店主、名古屋薫が、お店に関係あることや、お店に関係ないこととか、
いろいろ書いたりするかもです
セブンイレブンのキャッシュレス支払いが、相当のザル仕様だったことが、次々と判明しております。専用パスワード2種を新たに用意し、自分の手帳にしかそのパスワードをメモしなかったなんて人も、不正利用されちゃってます。これは完全に、システムがハッキングされておりましたねぇ。そして最悪なのは、そのシステムがハッキングの痕跡すら追及出来ない仕様だったことでございます。
さて、今日はセキュリティのお話から始まりましたが、お店にもセキュリティはございますよ。と言っても、鍵とか戸締まりって話ではございません。「人間関係のセキュリティ」でございます。まずは逸話として、ワタクシが歌舞伎町のショーパブで働いていた頃のお話をいたしましょう。
当時、と言っても25年くらい前のお話ですが、歌舞伎町には「老舗(しにせ)」と言われるゲイバー・ショーパブが何軒かございました。老舗って言うくらいですから、どのお店もお互いにお付き合いが長く仲が良い。それで、各お店の店長・ママさんが毎週末に集まって、麻雀をするのが恒例行事となっておりました。
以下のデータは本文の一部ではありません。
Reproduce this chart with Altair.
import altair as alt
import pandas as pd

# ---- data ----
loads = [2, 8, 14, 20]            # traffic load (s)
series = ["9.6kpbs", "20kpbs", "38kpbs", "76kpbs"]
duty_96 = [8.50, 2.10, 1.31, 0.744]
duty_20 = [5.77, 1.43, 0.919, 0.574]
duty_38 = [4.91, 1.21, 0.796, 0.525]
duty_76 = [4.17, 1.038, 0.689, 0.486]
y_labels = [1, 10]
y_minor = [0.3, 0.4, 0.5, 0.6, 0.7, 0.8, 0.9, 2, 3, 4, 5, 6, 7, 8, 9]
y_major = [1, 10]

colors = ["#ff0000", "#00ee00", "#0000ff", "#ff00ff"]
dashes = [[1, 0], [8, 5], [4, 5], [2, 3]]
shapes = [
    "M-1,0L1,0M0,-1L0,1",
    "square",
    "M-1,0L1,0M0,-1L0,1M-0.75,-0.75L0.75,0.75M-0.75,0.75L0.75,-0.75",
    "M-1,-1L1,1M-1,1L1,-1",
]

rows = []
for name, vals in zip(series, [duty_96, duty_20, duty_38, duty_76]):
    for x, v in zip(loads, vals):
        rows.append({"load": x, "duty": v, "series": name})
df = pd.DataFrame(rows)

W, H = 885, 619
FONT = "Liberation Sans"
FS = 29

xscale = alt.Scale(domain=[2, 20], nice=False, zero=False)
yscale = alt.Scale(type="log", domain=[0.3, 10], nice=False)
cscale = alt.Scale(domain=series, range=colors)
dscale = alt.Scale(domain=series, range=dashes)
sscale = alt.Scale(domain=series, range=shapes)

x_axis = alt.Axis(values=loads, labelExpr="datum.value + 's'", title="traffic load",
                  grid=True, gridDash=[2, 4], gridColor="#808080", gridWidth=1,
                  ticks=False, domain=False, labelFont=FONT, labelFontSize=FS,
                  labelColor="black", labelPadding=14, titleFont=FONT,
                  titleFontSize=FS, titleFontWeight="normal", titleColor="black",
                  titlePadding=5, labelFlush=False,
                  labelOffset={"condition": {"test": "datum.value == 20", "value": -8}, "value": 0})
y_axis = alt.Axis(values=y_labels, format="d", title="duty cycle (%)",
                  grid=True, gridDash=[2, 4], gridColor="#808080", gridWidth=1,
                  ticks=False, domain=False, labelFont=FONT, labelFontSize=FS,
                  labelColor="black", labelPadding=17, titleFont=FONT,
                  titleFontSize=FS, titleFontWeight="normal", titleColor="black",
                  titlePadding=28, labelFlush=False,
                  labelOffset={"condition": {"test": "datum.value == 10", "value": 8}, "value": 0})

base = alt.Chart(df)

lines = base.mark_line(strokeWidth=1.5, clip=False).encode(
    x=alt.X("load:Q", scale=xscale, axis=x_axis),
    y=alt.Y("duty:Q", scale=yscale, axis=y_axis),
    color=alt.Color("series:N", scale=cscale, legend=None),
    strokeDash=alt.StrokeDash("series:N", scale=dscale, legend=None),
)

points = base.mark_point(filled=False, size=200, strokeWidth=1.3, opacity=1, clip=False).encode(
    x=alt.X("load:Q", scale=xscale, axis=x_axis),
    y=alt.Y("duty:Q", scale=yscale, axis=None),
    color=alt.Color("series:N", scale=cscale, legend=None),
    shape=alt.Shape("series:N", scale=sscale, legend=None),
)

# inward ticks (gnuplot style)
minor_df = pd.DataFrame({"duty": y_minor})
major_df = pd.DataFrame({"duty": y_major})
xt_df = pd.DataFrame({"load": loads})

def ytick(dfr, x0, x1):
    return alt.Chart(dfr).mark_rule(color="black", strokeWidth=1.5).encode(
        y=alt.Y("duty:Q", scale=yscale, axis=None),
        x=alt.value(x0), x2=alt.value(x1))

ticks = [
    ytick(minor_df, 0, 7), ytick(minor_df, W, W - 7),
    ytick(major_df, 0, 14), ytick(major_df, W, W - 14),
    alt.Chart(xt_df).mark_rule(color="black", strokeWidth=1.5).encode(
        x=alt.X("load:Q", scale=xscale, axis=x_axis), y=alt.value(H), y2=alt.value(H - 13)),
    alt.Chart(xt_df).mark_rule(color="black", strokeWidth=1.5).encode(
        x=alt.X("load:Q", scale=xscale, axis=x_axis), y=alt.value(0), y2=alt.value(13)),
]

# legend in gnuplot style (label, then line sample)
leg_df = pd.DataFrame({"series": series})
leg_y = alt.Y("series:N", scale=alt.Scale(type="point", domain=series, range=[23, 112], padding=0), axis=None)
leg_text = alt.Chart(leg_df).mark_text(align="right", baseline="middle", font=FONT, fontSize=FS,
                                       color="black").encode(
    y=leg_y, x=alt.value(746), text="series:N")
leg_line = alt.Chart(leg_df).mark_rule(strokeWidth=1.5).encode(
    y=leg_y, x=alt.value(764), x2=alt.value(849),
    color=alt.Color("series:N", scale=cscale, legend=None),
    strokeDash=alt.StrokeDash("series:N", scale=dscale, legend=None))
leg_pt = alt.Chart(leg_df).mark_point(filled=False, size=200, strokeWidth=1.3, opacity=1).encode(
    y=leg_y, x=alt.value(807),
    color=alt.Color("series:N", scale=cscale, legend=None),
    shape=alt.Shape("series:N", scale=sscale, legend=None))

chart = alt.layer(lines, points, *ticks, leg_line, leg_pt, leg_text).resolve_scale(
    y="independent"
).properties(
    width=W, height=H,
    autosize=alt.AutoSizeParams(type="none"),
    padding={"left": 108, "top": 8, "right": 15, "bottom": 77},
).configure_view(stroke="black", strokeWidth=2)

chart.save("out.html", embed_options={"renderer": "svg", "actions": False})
え? これがセキュリティと何の関係があるのかって? まぁまぁ、お聞きなせぇ。麻雀っていいますと、ひとつテーブルで何時間も向かい合っております。当然、世間話のひとつやふたつ、みっつや十や百、するわけでございます。するってぇと、これまた当然、お店の話、お店の従業員の話に花が咲いたりいたします。
各お店の首長同士が仲が良いってのは、従業員にとってはチョイト困った事もございます。「抜け駆け」が出来ないのでございます。こっそり他のお店の面接を受けに行ったりすると、その翌週にはバレてる。首長同士で情報交換してますので、お店で何かトラブルを起こして退店したときなんてのも、その詳細が他の全店舗に筒抜けになっております(笑)
つまり、日頃からコミュニケーションを取り合うってのが、一種のセキュリティになるってことでございます。これは、昔ながらの近所づきあいが防犯に役立つってのと同じ原理でございますね。今申し上げたのは、店舗間のセキュリティでございましたが、この理論は、店内の人間関係にも有効なのでございます。
だいたいどんな団体にも、人を揉めさせるのが好きな人ってのは居るもので、Aさんの所へ行っては「Bさんがあなたの悪口を言っていた」と告げ、Bさんへは「Aさんが(以下同じ)」と言う。そんなトラブル製造器が居たとしてもですよ、もしAさんとBさんが密にコミュニケーションを交わしていれば、そんな妄言に振り回されることも無いのでございます。
これは、仕事上の接点の多さとは別に、仕事帰りにみんなで居酒屋へ寄りチョイト一杯なんてのも、十分にセキュリティの一環となるわけでございます。では具体的に、普段からコミュニケーションが多いと何が変わるのでしょうか? それは、「不信感のしきい値」が高くなるのでございます。
人というもの、常に何らかの「不信感」を抱きながら他人と接しているものでございます。しかし、頭ごなしに疑ってかかるわけにもいかず、かと言って性善説で信用しきる事も出来ず、だいたい、不信感のグレーゾーンで人付き合いしているものでございます。グレーゾーンですから、些細な事で針がレッドゾーンへ振れたりもいたします。「不信感のしきい値」が高いということは、多少針が振れても、なかなかレッドゾーンへは行かないという事でございますね。
同じ出来事でも、しきい値が高いと「相手に何か事情があった? 自分の勘違い?」といった思考に流れる。ところが、しきい値が低いと「騙されてる? 何か企んでる?」といった方向へ思考が流れていってしまう。不信感のしきい値が低い人間関係ってのは、トラブルメーカーのご馳走なのでございます。
これは世間一般論ですが、最近は若い人が他人とコミュニケーションを取りたがらなくなってる。会社帰りにみんなで居酒屋へなんてシチュエーションも少ないのではないでしょうか? で、ネットとは密接に繋がってる。いやぁ、不信感のしきい値、ダダ下がりだと思いますけどねぇ。